What's better, one conductor or two conductors for an RCA interconnect?


I have a somewhat nice RCA analogue interconnect with one conductor, referred to as a coaxial Cable I guess.   But I see higher end RCA cables with two conductors and ground wire. Which is better?

Is better detail provided when connections are made with two conductors? 

jumia

@tcotruvo, coaxial cable is also the cable of choice in almost any scientific application. My understanding is it is better for electrostatic noise rejection but there may be circumstances where shielded twisted pair is better for magnetic. I am going off memory here. It depends on the shape of the noise field. Primary reason for not using co-axial is it is difficult to work with and maintain its properties.

I would expect you would have to have pretty long runs before cable capacitance became important. I am sure there are some bad tube products that could have issues.

A French audio journalist named Jean Hiraga wrote the paper that proposed using 2 identical twisted wires with a shield that was only connected at one end as a way to assure the waveform being conducted was treated with the same impedance for both positive and negative polarities. This idea was picked up by Noel Lee and his team at Monster Cable and marketed as “Balanced Bandwidth”. They added the prescription that the cables were directional based on which end the shield was attached, and put arrows on the cable. This approach has become entrenched and is accepted as received wisdom by many cable manufacturers today…but not all. Prior to this, virtually all RCA interconnects were coaxial…meaning a center conductor was wrapped with a shield of braided copper separated by a foam dielectric. 
I’m not claiming to pontificate on the validity of this article of faith!

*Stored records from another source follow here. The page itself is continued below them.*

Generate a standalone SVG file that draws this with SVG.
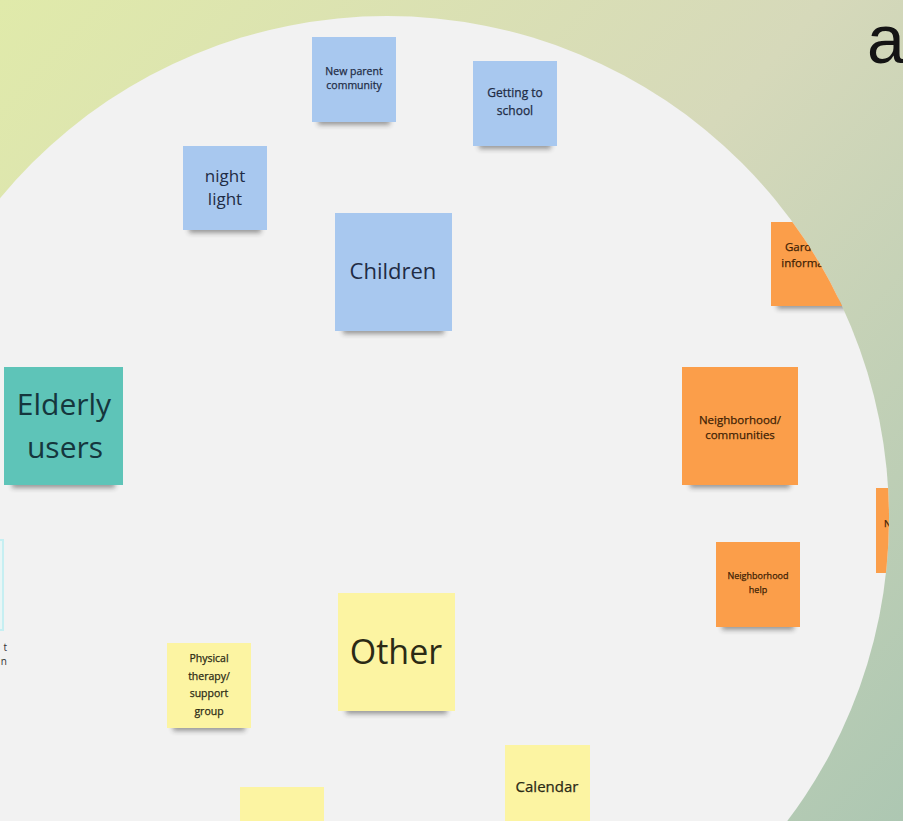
<svg xmlns="http://www.w3.org/2000/svg" width="903" height="821" viewBox="0 0 903 821">
<defs>
<linearGradient id="bg" x1="0" y1="0" x2="903" y2="821" gradientUnits="userSpaceOnUse">
<stop offset="0" stop-color="#e0eaaa"/>
<stop offset="0.5" stop-color="#d6d9ba"/>
<stop offset="1" stop-color="#adc7b2"/>
</linearGradient>
<clipPath id="circ"><circle cx="387" cy="518" r="502"/></clipPath>
<filter id="sh" x="-20%" y="-50%" width="140%" height="200%"><feGaussianBlur stdDeviation="2.5"/></filter>
</defs>
<style>
.blue{fill:#a8c8ef}
.teal{fill:#5ec4b8}
.yellow{fill:#fcf4a2}
.orange{fill:#fb9e4a}
.shadow{fill:#2a2a2a;opacity:0.45;filter:url(#sh)}
text{font-family:"Open Sans","Noto Sans","Liberation Sans",sans-serif;text-anchor:middle}
.sm{stroke-width:0.25px}
.tb{fill:#1f2c45}
.tb.sm{stroke:#1f2c45}
.tt{fill:#15363d}
.ty{fill:#2b2a15}
.ty.sm{stroke:#2b2a15}
.to{fill:#3e1f05}
.to.sm{stroke:#3e1f05}
</style>
<rect x="0" y="0" width="903" height="821" fill="url(#bg)"/>
<circle cx="387" cy="518" r="502" fill="#f2f2f2"/>
<text x="867" y="63" style="font-family:'Liberation Sans',Arial,sans-serif;font-size:68px;text-anchor:start;fill:#141414">a</text>
<g clip-path="url(#circ)">
<g id="connectors"></g>
<g id="new-parent">
<rect class="shadow" x="318" y="116" width="72" height="9"/>
<rect class="blue" x="312" y="37" width="84" height="85"/>
<text class="tb sm" x="354" y="75" font-size="10.5">New parent</text>
<text class="tb sm" x="354" y="89" font-size="10.5">community</text>
</g>
<g id="getting-to-school">
<rect class="shadow" x="479" y="140" width="72" height="9"/>
<rect class="blue" x="473" y="61" width="84" height="85"/>
<text class="tb sm" x="515" y="97" font-size="12">Getting to</text>
<text class="tb sm" x="515" y="115" font-size="12">school</text>
</g>
<g id="night-light">
<rect class="shadow" x="189" y="224" width="72" height="9"/>
<rect class="blue" x="183" y="146" width="84" height="84"/>
<text class="tb" x="225" y="182" font-size="17">night</text>
<text class="tb" x="225" y="205" font-size="17">light</text>
</g>
<g id="children">
<rect class="shadow" x="343" y="324" width="101" height="10"/>
<rect class="blue" x="335" y="213" width="117" height="118"/>
<text class="tb" x="393" y="279" font-size="22">Children</text>
</g>
<g id="elderly-users">
<rect class="shadow" x="12" y="478" width="103" height="10"/>
<rect class="teal" x="4" y="367" width="119" height="118"/>
<text class="tt" x="64" y="415" font-size="30">Elderly</text>
<text class="tt" x="65" y="458" font-size="30">users</text>
</g>
<g id="other">
<rect class="shadow" x="346" y="704" width="101" height="10"/>
<rect class="yellow" x="338" y="593" width="117" height="118"/>
<text class="ty" x="396" y="664" font-size="34">Other</text>
</g>
<g id="physical-therapy">
<rect class="shadow" x="173" y="722" width="72" height="9"/>
<rect class="yellow" x="167" y="643" width="84" height="85"/>
<text class="ty sm" x="209" y="662" font-size="10.5">Physical</text>
<text class="ty sm" x="209" y="680" font-size="10.5">therapy/</text>
<text class="ty sm" x="209" y="697" font-size="10.5">support</text>
<text class="ty sm" x="209" y="715" font-size="10.5">group</text>
</g>
<g id="calendar">
<rect class="yellow" x="505" y="745" width="85" height="85"/>
<text class="ty sm" x="547" y="792" font-size="15">Calendar</text>
</g>
<g id="yellow-bottom">
<rect class="yellow" x="240" y="787" width="84" height="85"/>
</g>
<g id="gardening">
<rect class="shadow" x="777" y="300" width="72" height="9"/>
<rect class="orange" x="771" y="222" width="84" height="84"/>
<text class="to sm" x="813" y="251" font-size="11.5">Gardening</text>
<text class="to sm" x="813" y="267" font-size="11.5">information</text>
</g>
<g id="neighborhood-communities">
<rect class="shadow" x="690" y="478" width="100" height="10"/>
<rect class="orange" x="682" y="367" width="116" height="118"/>
<text class="to sm" x="740" y="424" font-size="11.5">Neighborhood/</text>
<text class="to sm" x="740" y="439" font-size="11.5">communities</text>
</g>
<g id="neighborhood-help">
<rect class="shadow" x="722" y="621" width="72" height="9"/>
<rect class="orange" x="716" y="542" width="84" height="85"/>
<text class="to sm" x="758" y="579" font-size="9">Neighborhood</text>
<text class="to sm" x="758" y="593" font-size="9">help</text>
</g>
<g id="orange-right">
<rect class="orange" x="876" y="488" width="84" height="85"/>
<text class="to sm" x="884" y="527" font-size="9.5" style="text-anchor:start">N</text>
</g>
<g id="left-partial">
<rect x="-80" y="540" width="83" height="90" fill="#e9f6f6" stroke="#c6eff2" stroke-width="2"/>
<text x="7" y="651" font-size="10" style="text-anchor:end;fill:#333">t</text>
<text x="7" y="665" font-size="10" style="text-anchor:end;fill:#333">n</text>
</g>
</g>
</svg>
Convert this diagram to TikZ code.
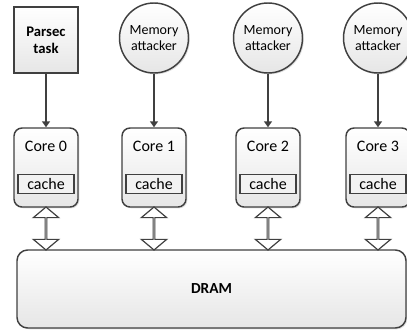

Interesting @crustycoot .  That journalist no doubt discovered what was already being used industrially and in the scientific community no doubt for decades prior.

Greetings 

Jumia consider moving this post to the Cable Forum.

Lots of knowledgeable people on this site to provide you with more input.

Joe Nies

My understanding is it is better for electrostatic noise rejection but there may be circumstances where shielded twisted pair is better for magnetic.

Twisted pair exposes both wires evenly to electric and magnetic fields causing identical induced noise currents that cancel. It is extremely efficient, as long as the pitch of the twist is much smaller than wavelength of the offending electrical noise. Shield works great at higher frequencies where, in spite of being non-magnetic, shields by means of skin effect (noise currents flow on the outside - shield). Shielded twisted pair is the best combination.

As for grounding the shield - I would always ground it at the source and never at the receiver end only. The reason for this is that induced common mode electrical noise (identical in both wires) normally would cancel, but since both wires have impedance and slightly different distributed capacitance to shield, grounding it at the receiver creates two lowpass filters at two different frequencies converting common mode to normal mode signal. We’re talking of few picofarad difference, but at very high frequencies it can makes a difference. Also, intuitively I wouldn’t drain electrical noise from the shield into more sensitive side (input) device.